For the assessors office to determine a home’s market value, comparisons are made not just to similar homes in the same neighborhood but also to how much similar homes sold for and how many homes are for sale in a neighborhood, he says.
“Some areas have been more stable, others very volatile and those we have to revisit more often others.
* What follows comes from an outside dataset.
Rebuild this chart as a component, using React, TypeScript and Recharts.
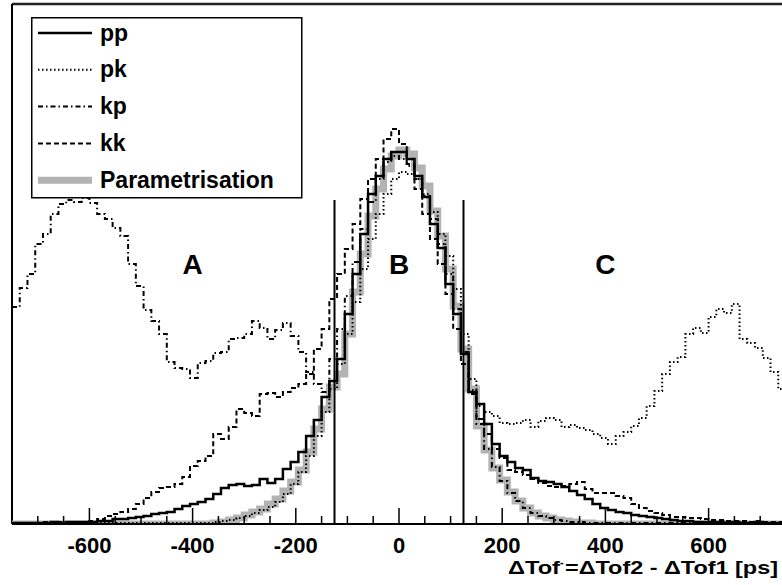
import React from 'react';
import { LineChart, Line, XAxis, YAxis, ReferenceLine, ReferenceDot, Legend } from 'recharts';

const BIN_START = -750;
const BIN_WIDTH = 15;
const X_MIN = -750;
const X_MAX = 750;
const Y_MAX = 520;

const PP = [
  1, 1, 1, 1, 1, 2, 1, 2, 2, 2,
  2, 3, 3, 5, 5, 6, 7, 8, 10, 11,
  12, 15, 18, 20, 22, 25, 30, 36, 39, 40,
  38, 39, 45, 41, 45, 55, 62, 72, 88, 104,
  127, 143, 165, 210, 250, 290, 330, 348, 365, 372,
  372, 365, 348, 327, 300, 276, 240, 210, 170, 132,
  120, 100, 80, 68, 62, 56, 54, 46, 43, 42,
  40, 37, 33, 29, 25, 20, 16, 14, 12, 11,
  9, 8, 7, 6, 5, 4, 3, 3, 2, 2,
  2, 2, 1, 2, 1, 1, 2, 1, 1, 1,
];

const PK = [
  1, 1, 1, 1, 1, 1, 1, 1, 1, 1,
  1, 1, 1, 1, 1, 1, 1, 1, 1, 1,
  1, 1, 1, 1, 1, 1, 2, 3, 4, 6,
  8, 11, 14, 17, 22, 30, 40, 52, 68, 88,
  112, 135, 160, 190, 222, 255, 285, 310, 330, 345,
  352, 350, 345, 330, 312, 290, 268, 235, 190, 145,
  118, 112, 108, 101, 100, 101, 104, 97, 103, 106,
  104, 97, 99, 96, 94, 90, 86, 80, 88, 92,
  98, 106, 118, 133, 150, 162, 167, 190, 196, 191,
  207, 215, 211, 220, 185, 181, 176, 166, 152, 135,
];

const KP = [
  217, 236, 250, 280, 290, 310, 320, 324, 322, 326,
  321, 310, 305, 296, 288, 260, 238, 214, 203, 190,
  162, 156, 155, 146, 161, 163, 171, 172, 185, 186,
  190, 203, 196, 185, 194, 201, 188, 172, 152, 140,
  132, 165, 195, 228, 262, 295, 322, 345, 362, 368,
  365, 358, 345, 328, 305, 280, 250, 215, 172, 134,
  100, 75, 57, 43, 31, 23, 16, 11, 8, 6,
  4, 3, 2, 2, 1, 1, 1, 1, 1, 1,
  1, 1, 1, 1, 1, 1, 1, 1, 1, 1,
  1, 1, 1, 1, 1, 1, 1, 1, 1, 1,
];

const KK = [
  1, 1, 1, 1, 2, 1, 2, 2, 2, 2,
  3, 5, 8, 10, 12, 15, 20, 26, 32, 36,
  37, 40, 47, 58, 63, 68, 90, 85, 97, 115,
  111, 108, 130, 131, 127, 132, 136, 140, 150, 175,
  195, 225, 250, 275, 300, 325, 345, 365, 385, 395,
  380, 360, 335, 310, 285, 260, 230, 195, 160, 130,
  105, 90, 75, 66, 54, 52, 49, 45, 41, 38,
  37, 38, 40, 42, 35, 31, 31, 31, 28, 26,
  20, 16, 13, 11, 9, 7, 7, 6, 6, 5,
  4, 4, 3, 3, 3, 2, 3, 2, 2, 2,
];

const PARAM = [
  0, 0, 0, 0, 0, 0, 0, 0, 0, 0,
  0, 0, 0, 0, 0, 0, 0, 0, 0, 0,
  0, 0, 0, 0, 0, 0, 1, 2, 4, 6,
  9, 12, 15, 20, 25, 33, 42, 54, 72, 95,
  115, 137, 150, 190, 232, 270, 308, 335, 355, 368,
  374, 370, 356, 338, 313, 288, 255, 218, 175, 135,
  98, 74, 56, 44, 32, 23, 16, 11, 8, 6,
  4, 3, 2, 1, 1, 0, 0, 0, 0, 0,
  0, 0, 0, 0, 0, 0, 0, 0, 0, 0,
  0, 0, 0, 0, 0, 0, 0, 0, 0, 0,
];

const X_TICKS = [
  -700, -650, -600, -550, -500, -450, -400, -350, -300, -250, -200, -150, -100, -50,
  0, 50, 100, 150, 200, 250, 300, 350, 400, 450, 500, 550, 600, 650, 700, 750,
];
const X_LABELS = [-600, -400, -200, 0, 200, 400, 600];
const MAJOR_STEP = 200;

const REGION_LABELS = ['A', 'B', 'C'];
const REGION_X = [-400, 0, 400];
const REGION_Y = 260;

const CUT_X = [-125, 125];
const CUT_HEIGHT = 324;

type Series = { key: string; name: string; color: string; width: number; dash?: string };
const SERIES: Series[] = [
  { key: 'pp', name: 'pp', color: '#000000', width: 2.5 },
  { key: 'pk', name: 'pk', color: '#000000', width: 2, dash: '1.5 2.5' },
  { key: 'kp', name: 'kp', color: '#000000', width: 2, dash: '5 3 1.5 3' },
  { key: 'kk', name: 'kk', color: '#000000', width: 2, dash: '5 3' },
  { key: 'param', name: 'Parametrisation', color: '#b3b3b3', width: 7 },
];
const DRAW_ORDER = ['param', 'kk', 'kp', 'pk', 'pp'];

const SOURCE: Record<string, number[]> = { pp: PP, pk: PK, kp: KP, kk: KK, param: PARAM };

const data = PP.map((_, i) => {
  const row: Record<string, number> = { x: BIN_START + i * BIN_WIDTH };
  Object.keys(SOURCE).forEach((k) => (row[k] = SOURCE[k][i]));
  return row;
});
{
  const last: Record<string, number> = { x: X_MAX };
  Object.keys(SOURCE).forEach((k) => (last[k] = SOURCE[k][SOURCE[k].length - 1]));
  data.push(last);
}

const FONT = '"Liberation Sans", Arial, Helvetica, sans-serif';
const CHART_W = 800;
const CHART_H = 585;
const PLOT_LEFT = 12;
const PLOT_TOP = 4;
const PLOT_BOTTOM = 524;
const PLOT_RIGHT = 786;

const Tick = (props: any) => {
  const { x, payload } = props;
  const v = payload.value as number;
  const major = v % MAJOR_STEP === 0;
  return (
    <g>
      <line x1={x} x2={x} y1={PLOT_BOTTOM} y2={PLOT_BOTTOM - (major ? 16 : 8)} stroke="#000" strokeWidth={1.5} />
      {X_LABELS.includes(v) && (
        <text x={x} y={PLOT_BOTTOM + 29} textAnchor="middle" fontFamily={FONT} fontWeight="bold" fontSize={22} fill="#000">
          {v}
        </text>
      )}
    </g>
  );
};

const AxisTitle = () => (
  <g fontFamily={FONT} fontWeight="bold" fill="#000">
    <text x={508} y={574} fontSize={19} textLength={52} lengthAdjust="spacingAndGlyphs">ΔTof</text>
    <text x={560} y={566} fontSize={11}>-</text>
    <text x={565} y={574} fontSize={19} textLength={213} lengthAdjust="spacingAndGlyphs">=ΔTof2 - ΔTof1 [ps]</text>
  </g>
);

const LegendBox = () => {
  const order = SERIES;
  return (
    <svg width={272} height={182} style={{ display: 'block' }}>
      <rect x={0.75} y={0.75} width={270} height={180} fill="#fff" stroke="#000" strokeWidth={1.5} />
      {order.map((s, i) => {
        const cy = 16 + i * 36.8;
        return (
          <g key={s.key}>
            <line x1={7} x2={61} y1={cy} y2={cy} stroke={s.color} strokeWidth={s.key === 'param' ? 7 : s.width} strokeDasharray={s.dash} />
            <text x={69} y={cy + 7.5} fontFamily={FONT} fontWeight="bold" fontSize={23} fill="#000">
              {s.name}
            </text>
          </g>
        );
      })}
    </svg>
  );
};

const RegionLabel = (text: string) => (props: any) => {
  const vb = props.viewBox || {};
  const cx = (vb.x ?? 0) + (vb.width ?? 0) / 2;
  const cy = (vb.y ?? 0) + (vb.height ?? 0) / 2;
  return (
    <text x={cx} y={cy + 10} textAnchor="middle" fontFamily={FONT} fontWeight="bold" fontSize={28} fill="#000">
      {text}
    </text>
  );
};

export default function App() {
  return (
    <div style={{ position: 'absolute', left: 0, top: 0, width: 782, height: 585, overflow: 'hidden', background: '#fff' }}>
      <LineChart
        width={CHART_W}
        height={CHART_H}
        data={data}
        margin={{ top: PLOT_TOP, right: CHART_W - PLOT_RIGHT, bottom: 0, left: PLOT_LEFT }}
      >
        <XAxis
          dataKey="x"
          type="number"
          domain={[X_MIN, X_MAX]}
          ticks={X_TICKS}
          interval={0}
          tick={<Tick />}
          tickLine={false}
          axisLine={{ stroke: '#000', strokeWidth: 2 }}
          height={CHART_H - PLOT_BOTTOM}
          allowDataOverflow
          label={<AxisTitle />}
        />
        <YAxis hide domain={[0, Y_MAX]} allowDataOverflow />
        <ReferenceLine y={Y_MAX} stroke="#222" strokeWidth={2.5} />
        <ReferenceLine x={X_MIN} stroke="#000" strokeWidth={2} />
        {DRAW_ORDER.map((k) => {
          const s = SERIES.find((q) => q.key === k)!;
          return (
            <Line
              key={k}
              type="stepAfter"
              dataKey={k}
              name={s.name}
              stroke={s.color}
              strokeWidth={s.width}
              strokeDasharray={s.dash}
              dot={false}
              activeDot={false}
              isAnimationActive={false}
            />
          );
        })}
        {CUT_X.map((cx) => (
          <ReferenceLine
            key={cx}
            segment={[{ x: cx, y: 0 }, { x: cx, y: CUT_HEIGHT }]}
            stroke="#000"
            strokeWidth={2}
          />
        ))}
        {REGION_LABELS.map((t, i) => (
          <ReferenceDot key={t} x={REGION_X[i]} y={REGION_Y} r={0} fill="none" stroke="none" label={RegionLabel(t)} />
        ))}
        <Legend
          layout="vertical"
          align="center"
          verticalAlign="middle"
          wrapperStyle={{ left: 31, top: 17, width: 272, height: 182 }}
          content={() => <LegendBox />}
        />
      </LineChart>
    </div>
  );
}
We might see one subdivision down 12 percent, another 30.”

Who is affected?
There are two main victims of the underwater phenomena in Redmond, many experts agree.
“People who bought homes in 2003-07 when things were crazy, most of them are underwater,” says Myers, currently with Coldwell Banker and a real estate agent in Central Oregon for 20 years.
The rest, estimates Langton, are those who’ve owned their homes 15-20 years and leveraged those inflated market values for new loans, increasing their debt to the extent they now owe more than the home is worth.
“Refinancing was incredibly popular there for a while” agrees Drahn, a Redmond appraiser with 40 years experience. “I see a lot of homeowners in that situation, it’s very sad.”
What drove the market, according to him, was the ease of borrowing and loose lending practices.
“There’s been a huge shift in lending practices. There’s a big part of the population that won’t be able to qualify for a loan now. It’s basic supply and demand. We’ll have a huge supply for a while and not as much demand. Values won’t go up until demand does.”

Sell or stay?
So what can homeowners facing underwater mortgages do?
“I suggest that most people stay put if they can,” says Hall. “Most banks won’t even talk short sale to you unless you’ve missed payments.”
Homeowners considering listing an underwater house for sale need to ask themselves if they want to compete price-wise with the glut of bank-owned homes on the market or wait for an exception, says Drahn.
“You’re not going to get your money back, even if you paid a lot down. It used to be that once you decided you wanted to sell, you could start packing. Not anymore.”
Some owners of underwater houses have a hard time coming to terms with the devaluation of their homes, according to Myers.
“People want what they want, not necessarily what the market will bear,” she says.
For the people in the market to buy, the plethora of very cheap bank-owned or short sale homes available make it tough for a homeowner wanting to get a decent price for their home.
“Real estate is a sticky investment, sometimes it’s hard to get rid of it,” says Drahn. “Put yourself in the position of a buyer; they’ll compare prices and if a forced sale house is 20 percent cheaper than your house, which one do you think they’re going to buy?”
Myers isn’t so sure that’s always the case; traditional sales have one advantage, she says: buyers can avoid the red tape hassle and waits that can come with forced sales. And more modest homes are getting more action in the market.
“Anything under the $130,000-$150,000 range is getting multiple offers right now,” Hall agrees. “Investors sitting on the sidelines see an opportunity. If it’s selling for above $200,00 it may be on the market for a while.”

Make yourself comfortable
Unfortunately, there’s not much homeowners can do to boost their home’s value right now, at least not with any certainty.
“You might be there a while so paint it, add on, remodel – but do it for yourself, because you want it,” says Hall. “Value will be determined more by what’s going on in the market, not your upgrades.”
Myers agrees “To do an upgrade now betting you’ll recoup when the market improves is a long shot. It could be two, could be 10 years.”
Paying attention to what’s going on in your neighborhood, especially with any empty homes, might pay off more, Hall suggests.
“One house won’t matter much but if there are several foreclosed houses on your street it could affect the value of yours,” she says. “It might be worth trying to keep up appearances of the empty ones.”
If he was a buyer, Drahn concurs, he’d want a house in a neighborhood that appeared more stable.
“It’s to your advantage if properties in your neighborhood sell for a better price, in terms of market value,” concludes Langton.
What the market will do in the future is anyone’s guess. While most taxpayers will see a further drop in market value on their tax statements this fall, Langston says he expects more positive changes by 2012.
“Normal market values rise 3-6 percent in a year but that can vary wildly,” he says.
Hall expects that more modest houses, which tended to drop less in value when the recession hit, will recover sooner, maybe getting back to 2007 values in 5-10 years. High-priced homes will take much longer, she expects.